It is not just the allegations of mistreatment
made by Paolo Gabriele against Vatican policemen (he claims he was
treated inhumanely during his first few weeks of detention in a Vatican
security cell) that have raised questions about the Vatican
Gendarmerie’s conduct.
During the second hearing of the Vatileaks trial
on Tuesday, the Vatican Gendarmerie - the police force of the world’s
smallest State - came under the spotlight on more than one occasion
because of doubts regarding its investigation methods.

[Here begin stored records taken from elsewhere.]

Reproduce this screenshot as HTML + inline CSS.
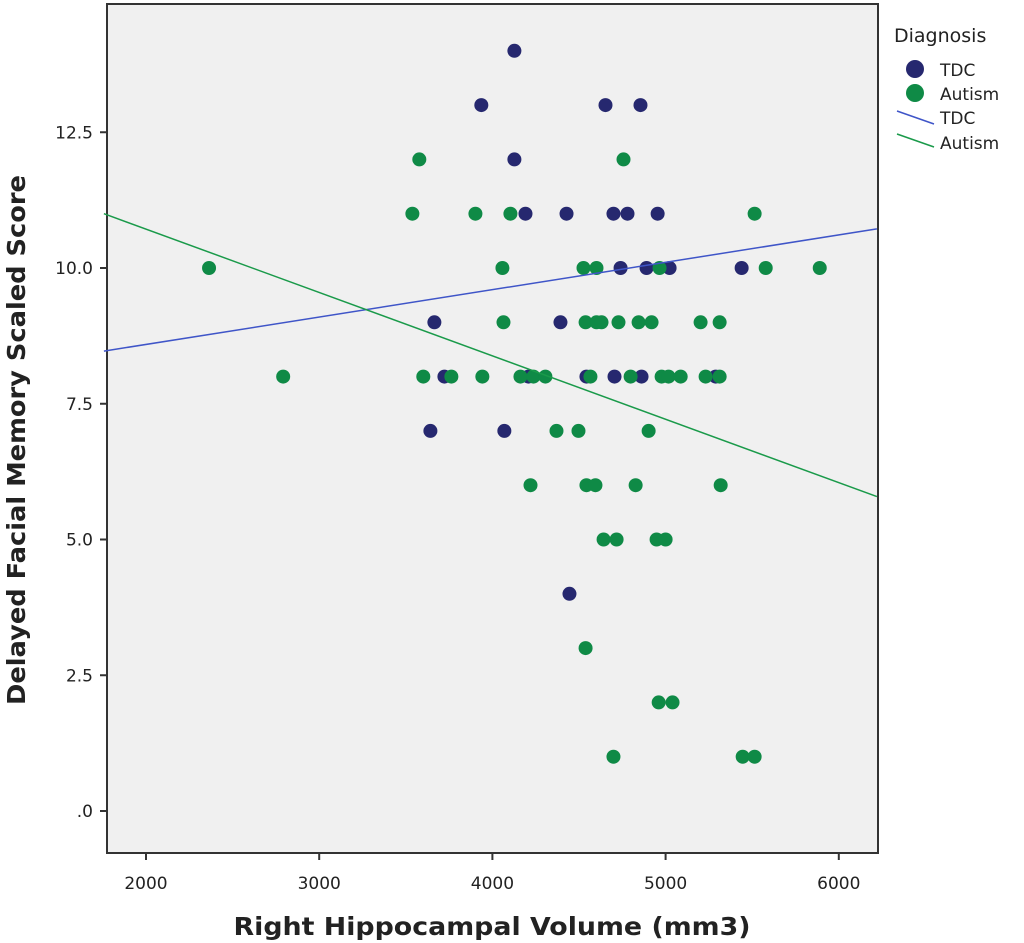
<!DOCTYPE html>
<html><head><meta charset="utf-8"><style>
body{margin:0;background:#fff;}
svg{display:block;font-family:"DejaVu Sans","Liberation Sans",sans-serif;}
</style></head><body>
<svg id="chart" width="1024" height="943" viewBox="0 0 1024 943">
<rect x="107" y="4" width="771" height="849" fill="#f0f0f0" stroke="#333" stroke-width="2"/>
<g id="marks"></g>
<g id="axes"></g>
<text x="0" y="0" transform="translate(25,440) rotate(-90)" text-anchor="middle" font-size="25" font-weight="bold" fill="#222" textLength="530" lengthAdjust="spacingAndGlyphs">Delayed Facial Memory Scaled Score</text>
<text x="492" y="935" text-anchor="middle" font-size="25" font-weight="bold" fill="#222" textLength="517" lengthAdjust="spacingAndGlyphs">Right Hippocampal Volume (mm3)</text>
<g>
<text x="894" y="42" font-size="19" fill="#222">Diagnosis</text>
<circle cx="915" cy="69" r="9" fill="#26286f"/>
<text x="940" y="76" font-size="17" fill="#222">TDC</text>
<circle cx="915" cy="93" r="9" fill="#0f8a46"/>
<text x="940" y="100" font-size="17" fill="#222">Autism</text>
<line x1="897" y1="111" x2="934" y2="124" stroke="#3f55c8" stroke-width="1.5"/>
<text x="940" y="124" font-size="17" fill="#222">TDC</text>
<line x1="897" y1="134" x2="934" y2="147" stroke="#1a9a4a" stroke-width="1.5"/>
<text x="940" y="149" font-size="17" fill="#222">Autism</text>
</g>
</svg>
<script>
const xTicks=[2000,3000,4000,5000,6000];
const yTicks=[0,2.5,5,7.5,10,12.5];
const yTickLabels=[".0","2.5","5.0","7.5","10.0","12.5"];
const tdcX=[4127,3936,4653,4855,4127,4191,4428,4699,4780,4954,4740,4890,5023,5439,3665,4393,3723,4208,4543,4705,4861,5289,3642,4069,4445];
const tdcY=[14,13,13,13,12,11,11,11,11,11,10,10,10,10,9,9,8,8,8,8,8,8,7,7,4];
const autX=[3578,4757,3538,3902,4104,5514,2364,4058,4526,4601,4965,5578,5890,4064,4538,4601,4630,4728,4844,4919,5202,5312,2792,3601,3763,3942,4162,4237,4306,4566,4798,4977,5017,5087,5231,5312,4370,4497,4902,4220,4543,4595,4827,5318,4642,4717,4948,5000,4538,4960,5040,4699,5445,5514];
const autY=[12,12,11,11,11,11,10,10,10,10,10,10,10,9,9,9,9,9,9,9,9,9,8,8,8,8,8,8,8,8,8,8,8,8,8,8,7,7,7,6,6,6,6,6,5,5,5,5,3,2,2,1,1,1];
const tdcFit=[1757,8.47,6220,10.72];
const autFit=[1757,11.0,6220,5.79];
const NS="http://www.w3.org/2000/svg";
function sx(v){return 146+(v-2000)*0.1732;}
function sy(v){return 811-v*54.3;}
function mk(t,a,p){const e=document.createElementNS(NS,t);for(const k in a)e.setAttribute(k,a[k]);p.appendChild(e);return e;}
const marks=document.getElementById('marks'),axes=document.getElementById('axes');
function fit(f,c,n){const l=mk('line',{x1:sx(f[0]),y1:sy(f[1]),x2:sx(f[2]),y2:sy(f[3]),stroke:c,'stroke-width':1.5},marks);

}
function pts(X,Y,c,n){for(let i=0;i<X.length;i++){const e=mk('circle',{cx:sx(X[i]),cy:sy(Y[i]),r:7,fill:c},marks);

}}
pts(tdcX,tdcY,'#26286f','tdc-point');
pts(autX,autY,'#0f8a46','autism-point');
fit(tdcFit,'#3f55c8','tdc-fit-line');
fit(autFit,'#1a9a4a','autism-fit-line');
xTicks.forEach(v=>{const t=mk('line',{x1:sx(v),y1:853,x2:sx(v),y2:860,stroke:'#333','stroke-width':2},axes);


const l=mk('text',{x:sx(v),y:889,'text-anchor':'middle','font-size':17,fill:'#222'},axes);l.textContent=v;

});
yTicks.forEach((v,i)=>{const t=mk('line',{x1:100,y1:sy(v),x2:107,y2:sy(v),stroke:'#333','stroke-width':2},axes);


const l=mk('text',{x:93,y:sy(v)+6,'text-anchor':'end','font-size':17,fill:'#222'},axes);l.textContent=yTickLabels[i];

});
</script>
</body></html>
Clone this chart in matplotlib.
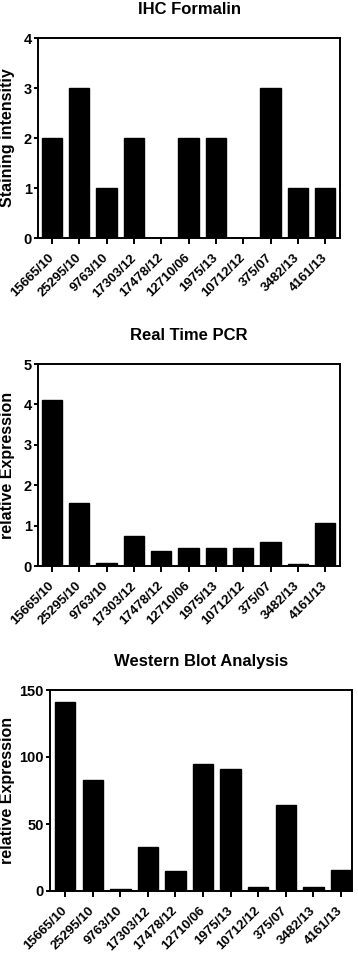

The Vatican Gendarmerie was founded in 1971 and is
staffed by Italian citizens. It is led by Domenico Giani, a former
Italian secret services agent. Giani is the man responsible for the
investigations into and arrest of Paolo Gabriele and is at the centre of
some confidential documents which Gabriele leaked to the press.
Particularly that “defamatory libel” - as the Vatican Promoter of
Justice, Nicola Picardi called it – which ended up in one of the
chapters of Italian journalist Gianluigi Nuzzi’s book “Sua Santità” (“His Holiness”).
According to journalists who were present in the
courtroom, Giani, who was seated in the tiny audience following the
hearing, appeared embarrassed on more than one occasion about the
information revealed during the session. Not just when Gabriele stated
he had been held in a constantly lit prison cell in which he could
hardly stretch his arms out, for at least 15 days.
The accusations triggered a quick response from
the Vatican. The first to speak was the Vatican’s spokesman, Fr.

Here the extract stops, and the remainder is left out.